After 40 years of reform and opening-up, a large number of local enterprises in Shenzhen are able to compete on a level playing field in the global arena today. Shenzhen-made smart wearable devices account for 80 percent of global supply, while DJI has captured 70 percent of the global market for consumer drones, China News Agency reported.  

"Reform and opening-up, led by Shenzhen, has released the vitality of the whole region to the largest extent and has maximized market mechanisms," Liu Tangzhi, CEO of Shenzhen-based TV-maker Skyworth Group, told the Global Times.

He said that through opening-up, Guangdong has acquired rich experience in technology, management and financial know-how from neighboring Hong Kong and foreign countries that help the city to be the equal of any in the world. 

"Continuing opening-up is particularly insightful at a time when the global economy is facing rising protectionism. The harder the global environment is, the more open China should and will be - this is the lesson to draw from Shenzhen," Liu noted. 

Meanwhile, what impresses Liu about the city is its tolerance of failure, enabling tech practitioners to try some "out-of-the-box" ideas without being criticized. 

"Skyworth tried to launch into government office integrated systems and the smartphone business, but we failed due to the lack of foresight," Liu said. "We didn't blame ourselves but instead were inspired to do better - that's just how Shenzhen as a whole approaches failure."

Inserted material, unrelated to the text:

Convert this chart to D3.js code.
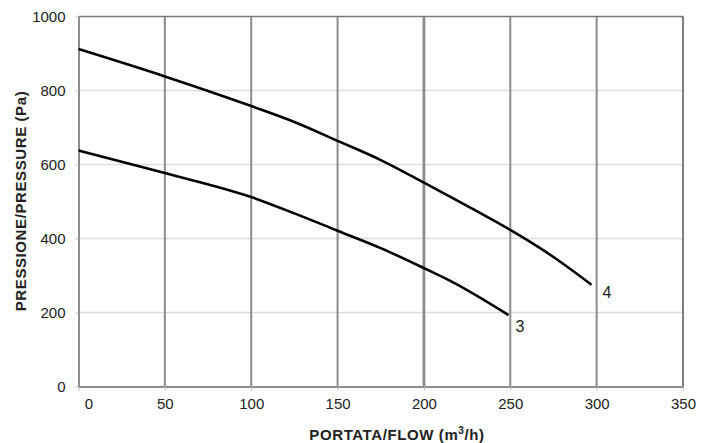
<!DOCTYPE html>
<html><head><meta charset="utf-8">
<script src="https://cdn.jsdelivr.net/npm/d3@7"></script>
<style>body{margin:0;background:#fff}svg{display:block;font-family:"Liberation Sans",Arial,sans-serif}</style>
</head><body><svg id="c" width="709" height="443"></svg>
<script>
const xTicks = [0,50,100,150,200,250,300,350];
const yTicks = [0,200,400,600,800,1000];
const curve3 = [[0,638],[50,577],[100,512],[125,468],[150,421],[175,374],[200,320],[215,286],[249,193]];
const curve4 = [[0,912],[50,838],[100,758],[125,715],[150,664],[175,612],[200,551],[225,488],[250,423],[275,350],[297,275]];
const curveLabels = ["3","4"];

const svg = d3.select("#c");
const m = {l:78.5, r:683, t:16.5, b:386.5};
const x = d3.scaleLinear().domain([0,350]).range([m.l,m.r]);
const y = d3.scaleLinear().domain([0,1000]).range([m.b,m.t]);

// horizontal grid
svg.append("g").selectAll("line").data(yTicks.filter(d=>d>0&&d<1000)).join("line")
  .attr("x1",m.l).attr("x2",m.r).attr("y1",d=>y(d)).attr("y2",d=>y(d))
  .attr("stroke","#dcdcdc").attr("stroke-width",1.5);
// vertical grid
svg.append("g").selectAll("line").data(xTicks.filter(d=>d>0&&d<350)).join("line")
  .attr("x1",d=>x(d)).attr("x2",d=>x(d)).attr("y1",m.t).attr("y2",m.b)
  .attr("stroke","#8c8c8c").attr("stroke-width",d=>d===200?2.8:2);
// borders
svg.append("line").attr("x1",m.l).attr("x2",m.r).attr("y1",m.t).attr("y2",m.t).attr("stroke","#7a7a7a").attr("stroke-width",1.5);
svg.append("line").attr("x1",m.r).attr("x2",m.r).attr("y1",m.t).attr("y2",m.b).attr("stroke","#000").attr("stroke-width",1);

// axes
const xa = svg.append("g").attr("transform",`translate(0,${m.b})`)
  .call(d3.axisBottom(x).tickValues(xTicks).tickFormat(d3.format("d")).tickSize(4).tickPadding(8).tickSizeOuter(0));
xa.select(".domain").attr("stroke","#8c8c8c").attr("stroke-width",2);
xa.selectAll(".tick line").attr("stroke","#bbb");
xa.selectAll(".tick text").style("font-size","15px").attr("fill","#222")
  .attr("dx",d=>d===0?10:0);
const ya = svg.append("g").attr("transform",`translate(${m.l},0)`)
  .call(d3.axisLeft(y).tickValues(yTicks).tickFormat(d3.format("d")).tickSize(3).tickPadding(10).tickSizeOuter(0));
ya.select(".domain").attr("stroke","#8c8c8c").attr("stroke-width",2);
ya.selectAll(".tick line").attr("stroke","#bbb");
ya.selectAll(".tick text").style("font-size","15px").attr("fill","#222");

// curves
const line = d3.line().x(d=>x(d[0])).y(d=>y(d[1])).curve(d3.curveMonotoneX);
const labelOff = [[7,17],[11,13]];
[curve3,curve4].forEach((c,i)=>{
  svg.append("path").datum(c).attr("d",line).attr("fill","none").attr("stroke","#000").attr("stroke-width",2.6);
  const e = c[c.length-1];
  svg.append("text").attr("x",x(e[0])+labelOff[i][0]).attr("y",y(e[1])+labelOff[i][1])
    .style("font-size","16px").attr("fill","#222").text(curveLabels[i]);
});

// titles
const xt = svg.append("text").attr("x",397).attr("y",440).attr("text-anchor","middle")
  .style("font-size","15px").style("letter-spacing","0.6px").attr("font-weight","bold").attr("fill","#222");
xt.append("tspan").text("PORTATA/FLOW (m");
xt.append("tspan").style("font-size","10px").attr("dy",-6).text("3");
xt.append("tspan").attr("dy",6).text("/h)");
svg.append("text").attr("transform","translate(26,201) rotate(-90)").attr("text-anchor","middle")
  .style("font-size","15px").style("letter-spacing","0.6px").attr("font-weight","bold").attr("fill","#222").text("PRESSIONE/PRESSURE (Pa)");
</script></body></html>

In 2019, Guangdong invested 309.8 billion yuan in R&D, accounting for about 2.88 percent of the province's GDP. Meanwhile, there are over 50,000 high-tech enterprises in Guangdong, with nearly a thousand innovation incubators, ranking No.1 in the country.

Following Shenzhen, Guangdong's capital city Guangzhou received approval in September to build a new generation of national artificial intelligence (AI) innovative development pilot zones, injecting more momentum to advanced innovation.



New march


Prior to Xi's latest visit to Guangdong, China unveiled a plan to implement pilot reforms in Shenzhen which are aimed at building the city into a demonstration area of socialism with Chinese characteristics over the next five years. Observers said that new policies in Shenzhen will drive a new round of reforms across China to boost the formation of a new development pattern of "dual circulation" and thus embark on the journey toward fully building a modern socialist country.

"To release the great potential of the domestic economy under the new development pattern, the market should play a more important role in spearheading a more effective allocation of resources. That's why new reforms are essential," Mao Yanhua, a professor at the Institute of Guangdong, Hong Kong and Macao Development Studies at Sun Yat-sen University, told the Global Times on Tuesday.

In addition, a slew of remarkable opening-up measures came along with the document such as a further relaxation of market access for foreign capital in the sphere of cutting-edge technologies and establishing an internationally competitive talent mechanism.

This shows the Chinese central government's determination to continue expanding opening-up to strengthen the domestic economy, despite the growing US-led crackdown on China's development, Mao said.

Xi previously visited Shenzhen twice - in December 2012 and October 2018 - after assuming the post of general secretary of the Communist Party of China (CPC) Central Committee in 2012, according to Xinhua.